Word for word, quote all of the material, omitting the pictures.
** Begin Collected material **
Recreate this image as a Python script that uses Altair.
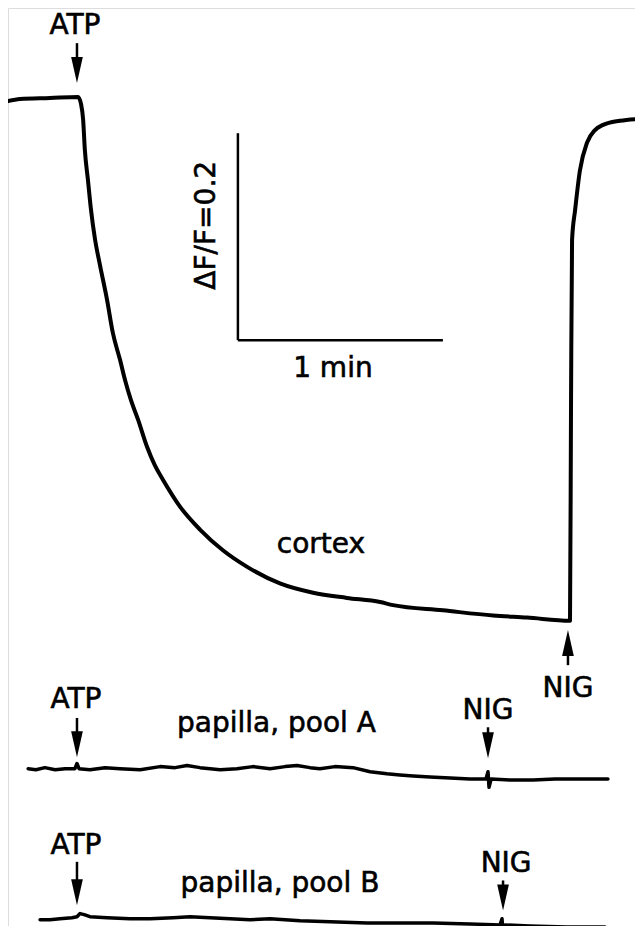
import altair as alt
import pandas as pd

# ---- data (time in s, ATP added at t = 0; signal in ΔF/F) ----
cortex_t = [-20.5, -17.0, -8.2, 0.0, 0.9, 1.5, 2.0, 2.9, 3.8, 5.0, 6.4, 8.5, 10.2, 12.3,
            13.8, 15.5, 17.6, 20.2, 22.5, 24.9, 29.9, 35.7, 42.4, 49.5, 59.1, 68.8, 78.7,
            88.4, 92.2, 106.8, 121.5, 131.4, 144.0, 144.3, 144.6, 145.5, 146.9, 149.0,
            151.3, 153.7, 158.6, 165.4]
cortex_v = [-0.003, -0.001, 0.000, 0.001, -0.006, -0.021, -0.050, -0.079, -0.108, -0.137,
            -0.161, -0.195, -0.227, -0.253, -0.273, -0.292, -0.311, -0.337, -0.355, -0.369,
            -0.395, -0.417, -0.437, -0.453, -0.469, -0.478, -0.483, -0.487, -0.490, -0.495,
            -0.500, -0.502, -0.505, -0.292, -0.137, -0.108, -0.070, -0.043, -0.031, -0.026,
            -0.022, -0.020]

poolA_t = [-14.6, -12.3, -9.7, -6.7, -3.8, -0.9, -0.3, 0.3, 3.5, 7.9, 12.3, 18.2, 24.0,
           28.4, 31.9, 35.7, 41.6, 46.5, 51.2, 56.2, 60.6, 64.1, 67.9, 70.8, 75.2, 80.5,
           85.5, 90.4, 94.2, 98.1, 103.0, 108.9, 114.7, 119.4, 120.0, 120.3, 120.9, 126.4,
           133.2, 139.6, 147.8, 155.1]
poolA_v = [0.000, -0.001, 0.001, -0.001, 0.000, 0.000, 0.005, 0.000, -0.001, 0.001, 0.000,
           -0.001, 0.002, 0.001, 0.003, 0.001, -0.001, 0.000, 0.002, 0.000, 0.002, 0.003,
           0.001, 0.000, 0.002, 0.001, -0.003, -0.005, -0.006, -0.007, -0.008, -0.009,
           -0.010, -0.010, -0.003, -0.018, -0.010, -0.011, -0.011, -0.010, -0.010, -0.010]

poolB_t = [-11.1, -8.2, -5.3, -1.8, -0.3, 0.6, 1.8, 3.5, 8.5, 15.2, 21.1, 27.8, 32.8, 38.6,
           44.5, 50.3, 56.2, 65.0, 73.8, 84.6, 94.2, 103.9, 114.7, 123.5, 124.1, 124.4,
           125.0, 132.3, 143.1, 154.2]
poolB_v = [0.000, 0.000, 0.001, 0.002, 0.003, 0.006, 0.005, 0.003, 0.002, 0.001, 0.001,
           0.002, 0.003, 0.002, 0.001, 0.000, 0.001, -0.001, -0.002, -0.003, -0.003, -0.003,
           -0.004, -0.005, 0.001, -0.013, -0.005, -0.006, -0.007, -0.007]

# vertical display offsets of the papilla traces (ΔF/F units)
OFFSET_A = -0.648
OFFSET_B = -0.794

# scale bar: 1 min by ΔF/F = 0.2
bar_t0, bar_v0, bar_dt, bar_dv = 46.8, -0.234, 60.0, 0.2

# arrows: time, start level, tip level, direction
arrow_t = [-0.3, 143.4, -0.3, 120.0, -0.3, 124.4]
arrow_from = [0.053, -0.548, -0.599, -0.608, -0.738, -0.756]
arrow_tip = [0.0145, -0.514, -0.637, -0.638, -0.780, -0.785]
arrow_dir = ["down", "up", "down", "down", "down", "down"]

# labels
label_text = ["ATP", "1 min", "cortex", "NIG", "ATP", "papilla, pool A", "NIG",
              "ATP", "papilla, pool B", "NIG"]
label_t = [-0.9, 74.6, 71.1, 143.4, -0.6, 58.1, 120.0, -0.6, 59.1, 125.3]
label_v = [0.0615, -0.270, -0.440, -0.579, -0.589, -0.613, -0.600, -0.730, -0.767, -0.748]
ylabel_text, ylabel_t, ylabel_v = "ΔF/F=0.2", 37.8, -0.123

# ---- frames ----
def trace(ts, vs, name, off=0.0):
    return pd.DataFrame({"t": ts, "v": [v + off for v in vs], "i": range(len(ts)), "s": name})

cortex = trace(cortex_t, cortex_v, "cortex")
papilla = pd.concat([trace(poolA_t, poolA_v, "A", OFFSET_A),
                     trace(poolB_t, poolB_v, "B", OFFSET_B)])

HEAD = 0.0126
arrows = pd.DataFrame({"t": arrow_t, "v_from": arrow_from, "v_tip": arrow_tip, "dir": arrow_dir})
arrows["v_head"] = [vt + (HEAD if d == "down" else -HEAD) for vt, d in zip(arrow_tip, arrow_dir)]

bar = pd.DataFrame({"t": [bar_t0, bar_t0], "t2": [bar_t0, bar_t0 + bar_dt],
                    "v": [bar_v0, bar_v0], "v2": [bar_v0 + bar_dv, bar_v0]})
labels = pd.DataFrame({"text": label_text, "t": label_t, "v": label_v})
ylab = pd.DataFrame({"text": [ylabel_text], "t": [ylabel_t], "v": [ylabel_v]})

xs = alt.Scale(domain=[-20.49, 163.02], zero=False, nice=False)
ys = alt.Scale(domain=[-0.8, 0.08696], zero=False, nice=False)
X = lambda f: alt.X(f, type="quantitative", scale=xs, axis=None)
Y = lambda f: alt.Y(f, type="quantitative", scale=ys, axis=None)

FONT = "DejaVu Sans"

cortex_line = alt.Chart(cortex).mark_line(
    color="black", strokeWidth=4, strokeJoin="round", strokeCap="round", interpolate="monotone"
).encode(x=X("t"), y=Y("v"), order="i:Q")

papilla_lines = alt.Chart(papilla).mark_line(
    color="black", strokeWidth=3.5, strokeJoin="round", strokeCap="round"
).encode(x=X("t"), y=Y("v"), detail="s:N", order="i:Q")

bars = alt.Chart(bar).mark_rule(color="black", strokeWidth=2.5).encode(
    x=X("t"), x2="t2", y=Y("v"), y2="v2")

shafts = alt.Chart(arrows).mark_rule(color="black", strokeWidth=2.5).encode(
    x=X("t"), y=Y("v_from"), y2="v_head")

heads = alt.Chart(arrows).mark_point(filled=True, color="black", opacity=1, size=676, strokeWidth=0).encode(
    x=X("t"), y=Y("v_head"),
    shape=alt.Shape("dir:N", scale=alt.Scale(domain=["down", "up"],
                                              range=["M-0.45,-1L0.45,-1L0,1Z", "M-0.45,1L0.45,1L0,-1Z"]),
                    legend=None),
)

texts = alt.Chart(labels).mark_text(
    font=FONT, fontSize=28, color="black", stroke="black", strokeWidth=0.6,
    align="center", baseline="alphabetic"
).encode(x=X("t"), y=Y("v"), text="text:N")

ytext = alt.Chart(ylab).mark_text(
    font=FONT, fontSize=28, color="black", stroke="black", strokeWidth=0.6,
    align="center", baseline="middle", angle=270
).encode(x=X("t"), y=Y("v"), text="text:N")

chart = alt.layer(cortex_line, papilla_lines, bars, shafts, heads, texts, ytext).properties(
    width=627, height=918, padding=0,
    autosize=alt.AutoSizeParams(type="none"),
).configure_view(stroke=None).configure(background="white")

chart.save("out.html", embed_options={"renderer": "svg", "actions": False})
** End Collected material **
**Exercise solution**
Recreate this image as a Python script that uses Altair.
import altair as alt
import pandas as pd

# ---- data (time in s, ATP added at t = 0; signal in ΔF/F) ----
cortex_t = [-20.5, -17.0, -8.2, 0.0, 0.9, 1.5, 2.0, 2.9, 3.8, 5.0, 6.4, 8.5, 10.2, 12.3,
            13.8, 15.5, 17.6, 20.2, 22.5, 24.9, 29.9, 35.7, 42.4, 49.5, 59.1, 68.8, 78.7,
            88.4, 92.2, 106.8, 121.5, 131.4, 144.0, 144.3, 144.6, 145.5, 146.9, 149.0,
            151.3, 153.7, 158.6, 165.4]
cortex_v = [-0.003, -0.001, 0.000, 0.001, -0.006, -0.021, -0.050, -0.079, -0.108, -0.137,
            -0.161, -0.195, -0.227, -0.253, -0.273, -0.292, -0.311, -0.337, -0.355, -0.369,
            -0.395, -0.417, -0.437, -0.453, -0.469, -0.478, -0.483, -0.487, -0.490, -0.495,
            -0.500, -0.502, -0.505, -0.292, -0.137, -0.108, -0.070, -0.043, -0.031, -0.026,
            -0.022, -0.020]

poolA_t = [-14.6, -12.3, -9.7, -6.7, -3.8, -0.9, -0.3, 0.3, 3.5, 7.9, 12.3, 18.2, 24.0,
           28.4, 31.9, 35.7, 41.6, 46.5, 51.2, 56.2, 60.6, 64.1, 67.9, 70.8, 75.2, 80.5,
           85.5, 90.4, 94.2, 98.1, 103.0, 108.9, 114.7, 119.4, 120.0, 120.3, 120.9, 126.4,
           133.2, 139.6, 147.8, 155.1]
poolA_v = [0.000, -0.001, 0.001, -0.001, 0.000, 0.000, 0.005, 0.000, -0.001, 0.001, 0.000,
           -0.001, 0.002, 0.001, 0.003, 0.001, -0.001, 0.000, 0.002, 0.000, 0.002, 0.003,
           0.001, 0.000, 0.002, 0.001, -0.003, -0.005, -0.006, -0.007, -0.008, -0.009,
           -0.010, -0.010, -0.003, -0.018, -0.010, -0.011, -0.011, -0.010, -0.010, -0.010]

poolB_t = [-11.1, -8.2, -5.3, -1.8, -0.3, 0.6, 1.8, 3.5, 8.5, 15.2, 21.1, 27.8, 32.8, 38.6,
           44.5, 50.3, 56.2, 65.0, 73.8, 84.6, 94.2, 103.9, 114.7, 123.5, 124.1, 124.4,
           125.0, 132.3, 143.1, 154.2]
poolB_v = [0.000, 0.000, 0.001, 0.002, 0.003, 0.006, 0.005, 0.003, 0.002, 0.001, 0.001,
           0.002, 0.003, 0.002, 0.001, 0.000, 0.001, -0.001, -0.002, -0.003, -0.003, -0.003,
           -0.004, -0.005, 0.001, -0.013, -0.005, -0.006, -0.007, -0.007]

# vertical display offsets of the papilla traces (ΔF/F units)
OFFSET_A = -0.648
OFFSET_B = -0.794

# scale bar: 1 min by ΔF/F = 0.2
bar_t0, bar_v0, bar_dt, bar_dv = 46.8, -0.234, 60.0, 0.2

# arrows: time, start level, tip level, direction
arrow_t = [-0.3, 143.4, -0.3, 120.0, -0.3, 124.4]
arrow_from = [0.053, -0.548, -0.599, -0.608, -0.738, -0.756]
arrow_tip = [0.0145, -0.514, -0.637, -0.638, -0.780, -0.785]
arrow_dir = ["down", "up", "down", "down", "down", "down"]

# labels
label_text = ["ATP", "1 min", "cortex", "NIG", "ATP", "papilla, pool A", "NIG",
              "ATP", "papilla, pool B", "NIG"]
label_t = [-0.9, 74.6, 71.1, 143.4, -0.6, 58.1, 120.0, -0.6, 59.1, 125.3]
label_v = [0.0615, -0.270, -0.440, -0.579, -0.589, -0.613, -0.600, -0.730, -0.767, -0.748]
ylabel_text, ylabel_t, ylabel_v = "ΔF/F=0.2", 37.8, -0.123

# ---- frames ----
def trace(ts, vs, name, off=0.0):
    return pd.DataFrame({"t": ts, "v": [v + off for v in vs], "i": range(len(ts)), "s": name})

cortex = trace(cortex_t, cortex_v, "cortex")
papilla = pd.concat([trace(poolA_t, poolA_v, "A", OFFSET_A),
                     trace(poolB_t, poolB_v, "B", OFFSET_B)])

HEAD = 0.0126
arrows = pd.DataFrame({"t": arrow_t, "v_from": arrow_from, "v_tip": arrow_tip, "dir": arrow_dir})
arrows["v_head"] = [vt + (HEAD if d == "down" else -HEAD) for vt, d in zip(arrow_tip, arrow_dir)]

bar = pd.DataFrame({"t": [bar_t0, bar_t0], "t2": [bar_t0, bar_t0 + bar_dt],
                    "v": [bar_v0, bar_v0], "v2": [bar_v0 + bar_dv, bar_v0]})
labels = pd.DataFrame({"text": label_text, "t": label_t, "v": label_v})
ylab = pd.DataFrame({"text": [ylabel_text], "t": [ylabel_t], "v": [ylabel_v]})

xs = alt.Scale(domain=[-20.49, 163.02], zero=False, nice=False)
ys = alt.Scale(domain=[-0.8, 0.08696], zero=False, nice=False)
X = lambda f: alt.X(f, type="quantitative", scale=xs, axis=None)
Y = lambda f: alt.Y(f, type="quantitative", scale=ys, axis=None)

FONT = "DejaVu Sans"

cortex_line = alt.Chart(cortex).mark_line(
    color="black", strokeWidth=4, strokeJoin="round", strokeCap="round", interpolate="monotone"
).encode(x=X("t"), y=Y("v"), order="i:Q")

papilla_lines = alt.Chart(papilla).mark_line(
    color="black", strokeWidth=3.5, strokeJoin="round", strokeCap="round"
).encode(x=X("t"), y=Y("v"), detail="s:N", order="i:Q")

bars = alt.Chart(bar).mark_rule(color="black", strokeWidth=2.5).encode(
    x=X("t"), x2="t2", y=Y("v"), y2="v2")

shafts = alt.Chart(arrows).mark_rule(color="black", strokeWidth=2.5).encode(
    x=X("t"), y=Y("v_from"), y2="v_head")

heads = alt.Chart(arrows).mark_point(filled=True, color="black", opacity=1, size=676, strokeWidth=0).encode(
    x=X("t"), y=Y("v_head"),
    shape=alt.Shape("dir:N", scale=alt.Scale(domain=["down", "up"],
                                              range=["M-0.45,-1L0.45,-1L0,1Z", "M-0.45,1L0.45,1L0,-1Z"]),
                    legend=None),
)

texts = alt.Chart(labels).mark_text(
    font=FONT, fontSize=28, color="black", stroke="black", strokeWidth=0.6,
    align="center", baseline="alphabetic"
).encode(x=X("t"), y=Y("v"), text="text:N")

ytext = alt.Chart(ylab).mark_text(
    font=FONT, fontSize=28, color="black", stroke="black", strokeWidth=0.6,
    align="center", baseline="middle", angle=270
).encode(x=X("t"), y=Y("v"), text="text:N")

chart = alt.layer(cortex_line, papilla_lines, bars, shafts, heads, texts, ytext).properties(
    width=627, height=918, padding=0,
    autosize=alt.AutoSizeParams(type="none"),
).configure_view(stroke=None).configure(background="white")

chart.save("out.html", embed_options={"renderer": "svg", "actions": False})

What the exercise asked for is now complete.